● TO DO
Output the full material exactly as it appears here.

⁂

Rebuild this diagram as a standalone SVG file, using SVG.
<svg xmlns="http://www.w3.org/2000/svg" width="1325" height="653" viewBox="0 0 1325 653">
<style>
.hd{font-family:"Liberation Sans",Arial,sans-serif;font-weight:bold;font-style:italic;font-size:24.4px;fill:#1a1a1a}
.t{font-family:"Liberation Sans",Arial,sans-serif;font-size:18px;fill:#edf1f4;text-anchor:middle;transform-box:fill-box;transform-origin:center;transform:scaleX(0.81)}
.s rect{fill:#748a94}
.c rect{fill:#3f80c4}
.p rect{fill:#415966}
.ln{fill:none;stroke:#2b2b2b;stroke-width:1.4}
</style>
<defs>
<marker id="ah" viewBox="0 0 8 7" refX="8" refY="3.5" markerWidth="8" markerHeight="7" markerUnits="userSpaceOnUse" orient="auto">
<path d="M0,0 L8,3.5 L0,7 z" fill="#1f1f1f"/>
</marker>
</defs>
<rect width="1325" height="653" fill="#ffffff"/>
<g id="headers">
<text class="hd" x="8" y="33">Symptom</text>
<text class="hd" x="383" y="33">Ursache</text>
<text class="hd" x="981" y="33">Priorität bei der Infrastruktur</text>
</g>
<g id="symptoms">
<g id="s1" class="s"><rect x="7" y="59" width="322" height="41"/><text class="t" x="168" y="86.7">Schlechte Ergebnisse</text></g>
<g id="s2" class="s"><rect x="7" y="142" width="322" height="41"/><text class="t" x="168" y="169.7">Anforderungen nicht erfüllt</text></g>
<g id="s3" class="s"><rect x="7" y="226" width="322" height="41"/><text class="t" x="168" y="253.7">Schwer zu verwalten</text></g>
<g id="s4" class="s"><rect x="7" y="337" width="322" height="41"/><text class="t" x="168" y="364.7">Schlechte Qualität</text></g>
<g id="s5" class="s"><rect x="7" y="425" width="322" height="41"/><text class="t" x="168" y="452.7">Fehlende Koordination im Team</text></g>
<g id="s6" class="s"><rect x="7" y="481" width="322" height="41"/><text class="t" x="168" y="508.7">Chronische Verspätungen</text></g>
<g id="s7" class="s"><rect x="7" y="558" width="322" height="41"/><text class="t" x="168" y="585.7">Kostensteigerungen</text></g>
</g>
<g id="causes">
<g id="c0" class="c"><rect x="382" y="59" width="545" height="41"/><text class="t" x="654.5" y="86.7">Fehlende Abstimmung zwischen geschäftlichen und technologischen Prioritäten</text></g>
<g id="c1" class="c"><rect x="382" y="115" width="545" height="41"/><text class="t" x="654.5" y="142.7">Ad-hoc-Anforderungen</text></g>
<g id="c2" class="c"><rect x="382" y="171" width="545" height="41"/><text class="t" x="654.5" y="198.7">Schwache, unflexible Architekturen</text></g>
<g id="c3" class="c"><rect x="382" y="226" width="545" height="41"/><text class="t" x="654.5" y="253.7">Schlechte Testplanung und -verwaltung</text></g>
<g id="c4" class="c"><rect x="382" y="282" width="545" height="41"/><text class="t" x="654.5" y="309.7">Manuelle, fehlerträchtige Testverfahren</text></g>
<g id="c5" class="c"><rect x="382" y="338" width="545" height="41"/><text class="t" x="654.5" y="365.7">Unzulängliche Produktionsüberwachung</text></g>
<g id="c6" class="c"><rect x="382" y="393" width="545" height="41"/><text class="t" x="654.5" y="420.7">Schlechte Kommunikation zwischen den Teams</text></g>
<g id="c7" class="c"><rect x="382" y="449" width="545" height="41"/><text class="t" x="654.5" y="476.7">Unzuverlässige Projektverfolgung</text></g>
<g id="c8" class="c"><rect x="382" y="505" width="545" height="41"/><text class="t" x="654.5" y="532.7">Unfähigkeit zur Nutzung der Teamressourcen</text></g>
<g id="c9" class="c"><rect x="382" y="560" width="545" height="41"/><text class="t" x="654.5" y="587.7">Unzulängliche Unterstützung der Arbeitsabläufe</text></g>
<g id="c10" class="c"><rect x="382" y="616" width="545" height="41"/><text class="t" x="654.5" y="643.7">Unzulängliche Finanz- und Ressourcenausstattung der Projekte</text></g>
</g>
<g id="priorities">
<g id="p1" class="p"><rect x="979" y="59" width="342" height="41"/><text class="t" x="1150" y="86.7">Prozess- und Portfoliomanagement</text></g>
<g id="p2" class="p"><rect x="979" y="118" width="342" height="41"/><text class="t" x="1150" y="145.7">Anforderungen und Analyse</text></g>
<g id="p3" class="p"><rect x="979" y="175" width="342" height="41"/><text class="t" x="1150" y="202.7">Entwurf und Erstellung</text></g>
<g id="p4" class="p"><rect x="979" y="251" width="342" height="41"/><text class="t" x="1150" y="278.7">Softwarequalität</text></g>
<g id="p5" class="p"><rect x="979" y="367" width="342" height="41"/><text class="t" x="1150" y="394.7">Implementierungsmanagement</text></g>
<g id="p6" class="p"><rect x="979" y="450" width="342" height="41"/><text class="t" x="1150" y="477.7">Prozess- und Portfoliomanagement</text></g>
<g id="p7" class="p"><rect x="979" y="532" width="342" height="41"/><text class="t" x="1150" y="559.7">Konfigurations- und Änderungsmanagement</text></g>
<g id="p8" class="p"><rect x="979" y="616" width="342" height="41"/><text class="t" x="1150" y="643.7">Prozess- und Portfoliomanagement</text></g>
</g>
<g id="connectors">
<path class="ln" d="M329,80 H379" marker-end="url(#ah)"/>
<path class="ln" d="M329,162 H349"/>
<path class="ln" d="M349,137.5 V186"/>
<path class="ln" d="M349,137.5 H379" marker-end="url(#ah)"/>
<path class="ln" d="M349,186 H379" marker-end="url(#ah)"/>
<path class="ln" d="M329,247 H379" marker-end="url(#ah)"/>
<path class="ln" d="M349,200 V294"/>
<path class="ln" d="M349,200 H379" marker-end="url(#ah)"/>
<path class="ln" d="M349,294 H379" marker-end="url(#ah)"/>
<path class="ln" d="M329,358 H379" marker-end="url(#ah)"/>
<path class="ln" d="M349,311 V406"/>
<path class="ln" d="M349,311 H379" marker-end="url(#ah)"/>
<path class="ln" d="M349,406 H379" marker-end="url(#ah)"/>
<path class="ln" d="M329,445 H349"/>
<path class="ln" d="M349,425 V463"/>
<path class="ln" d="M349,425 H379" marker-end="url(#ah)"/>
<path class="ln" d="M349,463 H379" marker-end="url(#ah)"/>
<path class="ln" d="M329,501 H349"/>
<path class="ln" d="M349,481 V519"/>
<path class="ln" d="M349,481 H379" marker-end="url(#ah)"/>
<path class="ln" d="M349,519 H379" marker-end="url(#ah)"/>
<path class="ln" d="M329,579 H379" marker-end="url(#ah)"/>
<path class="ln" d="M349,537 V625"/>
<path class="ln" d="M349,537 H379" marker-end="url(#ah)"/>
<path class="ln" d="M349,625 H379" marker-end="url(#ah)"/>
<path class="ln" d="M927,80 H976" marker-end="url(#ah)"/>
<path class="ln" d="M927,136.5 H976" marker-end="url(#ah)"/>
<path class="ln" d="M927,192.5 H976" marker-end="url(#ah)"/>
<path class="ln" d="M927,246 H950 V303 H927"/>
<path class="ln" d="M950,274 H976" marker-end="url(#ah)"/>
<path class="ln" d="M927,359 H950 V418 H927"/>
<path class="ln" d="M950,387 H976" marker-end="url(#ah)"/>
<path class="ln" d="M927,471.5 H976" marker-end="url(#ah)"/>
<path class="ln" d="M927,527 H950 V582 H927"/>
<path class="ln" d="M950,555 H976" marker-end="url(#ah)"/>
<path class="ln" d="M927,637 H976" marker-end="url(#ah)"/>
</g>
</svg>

⁂

● WRITTEN REPLY
Rebuild this diagram as a standalone SVG file, using SVG.
<svg xmlns="http://www.w3.org/2000/svg" width="1325" height="653" viewBox="0 0 1325 653">
<style>
.hd{font-family:"Liberation Sans",Arial,sans-serif;font-weight:bold;font-style:italic;font-size:24.4px;fill:#1a1a1a}
.t{font-family:"Liberation Sans",Arial,sans-serif;font-size:18px;fill:#edf1f4;text-anchor:middle;transform-box:fill-box;transform-origin:center;transform:scaleX(0.81)}
.s rect{fill:#748a94}
.c rect{fill:#3f80c4}
.p rect{fill:#415966}
.ln{fill:none;stroke:#2b2b2b;stroke-width:1.4}
</style>
<defs>
<marker id="ah" viewBox="0 0 8 7" refX="8" refY="3.5" markerWidth="8" markerHeight="7" markerUnits="userSpaceOnUse" orient="auto">
<path d="M0,0 L8,3.5 L0,7 z" fill="#1f1f1f"/>
</marker>
</defs>
<rect width="1325" height="653" fill="#ffffff"/>
<g id="headers">
<text class="hd" x="8" y="33">Symptom</text>
<text class="hd" x="383" y="33">Ursache</text>
<text class="hd" x="981" y="33">Priorität bei der Infrastruktur</text>
</g>
<g id="symptoms">
<g id="s1" class="s"><rect x="7" y="59" width="322" height="41"/><text class="t" x="168" y="86.7">Schlechte Ergebnisse</text></g>
<g id="s2" class="s"><rect x="7" y="142" width="322" height="41"/><text class="t" x="168" y="169.7">Anforderungen nicht erfüllt</text></g>
<g id="s3" class="s"><rect x="7" y="226" width="322" height="41"/><text class="t" x="168" y="253.7">Schwer zu verwalten</text></g>
<g id="s4" class="s"><rect x="7" y="337" width="322" height="41"/><text class="t" x="168" y="364.7">Schlechte Qualität</text></g>
<g id="s5" class="s"><rect x="7" y="425" width="322" height="41"/><text class="t" x="168" y="452.7">Fehlende Koordination im Team</text></g>
<g id="s6" class="s"><rect x="7" y="481" width="322" height="41"/><text class="t" x="168" y="508.7">Chronische Verspätungen</text></g>
<g id="s7" class="s"><rect x="7" y="558" width="322" height="41"/><text class="t" x="168" y="585.7">Kostensteigerungen</text></g>
</g>
<g id="causes">
<g id="c0" class="c"><rect x="382" y="59" width="545" height="41"/><text class="t" x="654.5" y="86.7">Fehlende Abstimmung zwischen geschäftlichen und technologischen Prioritäten</text></g>
<g id="c1" class="c"><rect x="382" y="115" width="545" height="41"/><text class="t" x="654.5" y="142.7">Ad-hoc-Anforderungen</text></g>
<g id="c2" class="c"><rect x="382" y="171" width="545" height="41"/><text class="t" x="654.5" y="198.7">Schwache, unflexible Architekturen</text></g>
<g id="c3" class="c"><rect x="382" y="226" width="545" height="41"/><text class="t" x="654.5" y="253.7">Schlechte Testplanung und -verwaltung</text></g>
<g id="c4" class="c"><rect x="382" y="282" width="545" height="41"/><text class="t" x="654.5" y="309.7">Manuelle, fehlerträchtige Testverfahren</text></g>
<g id="c5" class="c"><rect x="382" y="338" width="545" height="41"/><text class="t" x="654.5" y="365.7">Unzulängliche Produktionsüberwachung</text></g>
<g id="c6" class="c"><rect x="382" y="393" width="545" height="41"/><text class="t" x="654.5" y="420.7">Schlechte Kommunikation zwischen den Teams</text></g>
<g id="c7" class="c"><rect x="382" y="449" width="545" height="41"/><text class="t" x="654.5" y="476.7">Unzuverlässige Projektverfolgung</text></g>
<g id="c8" class="c"><rect x="382" y="505" width="545" height="41"/><text class="t" x="654.5" y="532.7">Unfähigkeit zur Nutzung der Teamressourcen</text></g>
<g id="c9" class="c"><rect x="382" y="560" width="545" height="41"/><text class="t" x="654.5" y="587.7">Unzulängliche Unterstützung der Arbeitsabläufe</text></g>
<g id="c10" class="c"><rect x="382" y="616" width="545" height="41"/><text class="t" x="654.5" y="643.7">Unzulängliche Finanz- und Ressourcenausstattung der Projekte</text></g>
</g>
<g id="priorities">
<g id="p1" class="p"><rect x="979" y="59" width="342" height="41"/><text class="t" x="1150" y="86.7">Prozess- und Portfoliomanagement</text></g>
<g id="p2" class="p"><rect x="979" y="118" width="342" height="41"/><text class="t" x="1150" y="145.7">Anforderungen und Analyse</text></g>
<g id="p3" class="p"><rect x="979" y="175" width="342" height="41"/><text class="t" x="1150" y="202.7">Entwurf und Erstellung</text></g>
<g id="p4" class="p"><rect x="979" y="251" width="342" height="41"/><text class="t" x="1150" y="278.7">Softwarequalität</text></g>
<g id="p5" class="p"><rect x="979" y="367" width="342" height="41"/><text class="t" x="1150" y="394.7">Implementierungsmanagement</text></g>
<g id="p6" class="p"><rect x="979" y="450" width="342" height="41"/><text class="t" x="1150" y="477.7">Prozess- und Portfoliomanagement</text></g>
<g id="p7" class="p"><rect x="979" y="532" width="342" height="41"/><text class="t" x="1150" y="559.7">Konfigurations- und Änderungsmanagement</text></g>
<g id="p8" class="p"><rect x="979" y="616" width="342" height="41"/><text class="t" x="1150" y="643.7">Prozess- und Portfoliomanagement</text></g>
</g>
<g id="connectors">
<path class="ln" d="M329,80 H379" marker-end="url(#ah)"/>
<path class="ln" d="M329,162 H349"/>
<path class="ln" d="M349,137.5 V186"/>
<path class="ln" d="M349,137.5 H379" marker-end="url(#ah)"/>
<path class="ln" d="M349,186 H379" marker-end="url(#ah)"/>
<path class="ln" d="M329,247 H379" marker-end="url(#ah)"/>
<path class="ln" d="M349,200 V294"/>
<path class="ln" d="M349,200 H379" marker-end="url(#ah)"/>
<path class="ln" d="M349,294 H379" marker-end="url(#ah)"/>
<path class="ln" d="M329,358 H379" marker-end="url(#ah)"/>
<path class="ln" d="M349,311 V406"/>
<path class="ln" d="M349,311 H379" marker-end="url(#ah)"/>
<path class="ln" d="M349,406 H379" marker-end="url(#ah)"/>
<path class="ln" d="M329,445 H349"/>
<path class="ln" d="M349,425 V463"/>
<path class="ln" d="M349,425 H379" marker-end="url(#ah)"/>
<path class="ln" d="M349,463 H379" marker-end="url(#ah)"/>
<path class="ln" d="M329,501 H349"/>
<path class="ln" d="M349,481 V519"/>
<path class="ln" d="M349,481 H379" marker-end="url(#ah)"/>
<path class="ln" d="M349,519 H379" marker-end="url(#ah)"/>
<path class="ln" d="M329,579 H379" marker-end="url(#ah)"/>
<path class="ln" d="M349,537 V625"/>
<path class="ln" d="M349,537 H379" marker-end="url(#ah)"/>
<path class="ln" d="M349,625 H379" marker-end="url(#ah)"/>
<path class="ln" d="M927,80 H976" marker-end="url(#ah)"/>
<path class="ln" d="M927,136.5 H976" marker-end="url(#ah)"/>
<path class="ln" d="M927,192.5 H976" marker-end="url(#ah)"/>
<path class="ln" d="M927,246 H950 V303 H927"/>
<path class="ln" d="M950,274 H976" marker-end="url(#ah)"/>
<path class="ln" d="M927,359 H950 V418 H927"/>
<path class="ln" d="M950,387 H976" marker-end="url(#ah)"/>
<path class="ln" d="M927,471.5 H976" marker-end="url(#ah)"/>
<path class="ln" d="M927,527 H950 V582 H927"/>
<path class="ln" d="M950,555 H976" marker-end="url(#ah)"/>
<path class="ln" d="M927,637 H976" marker-end="url(#ah)"/>
</g>
</svg>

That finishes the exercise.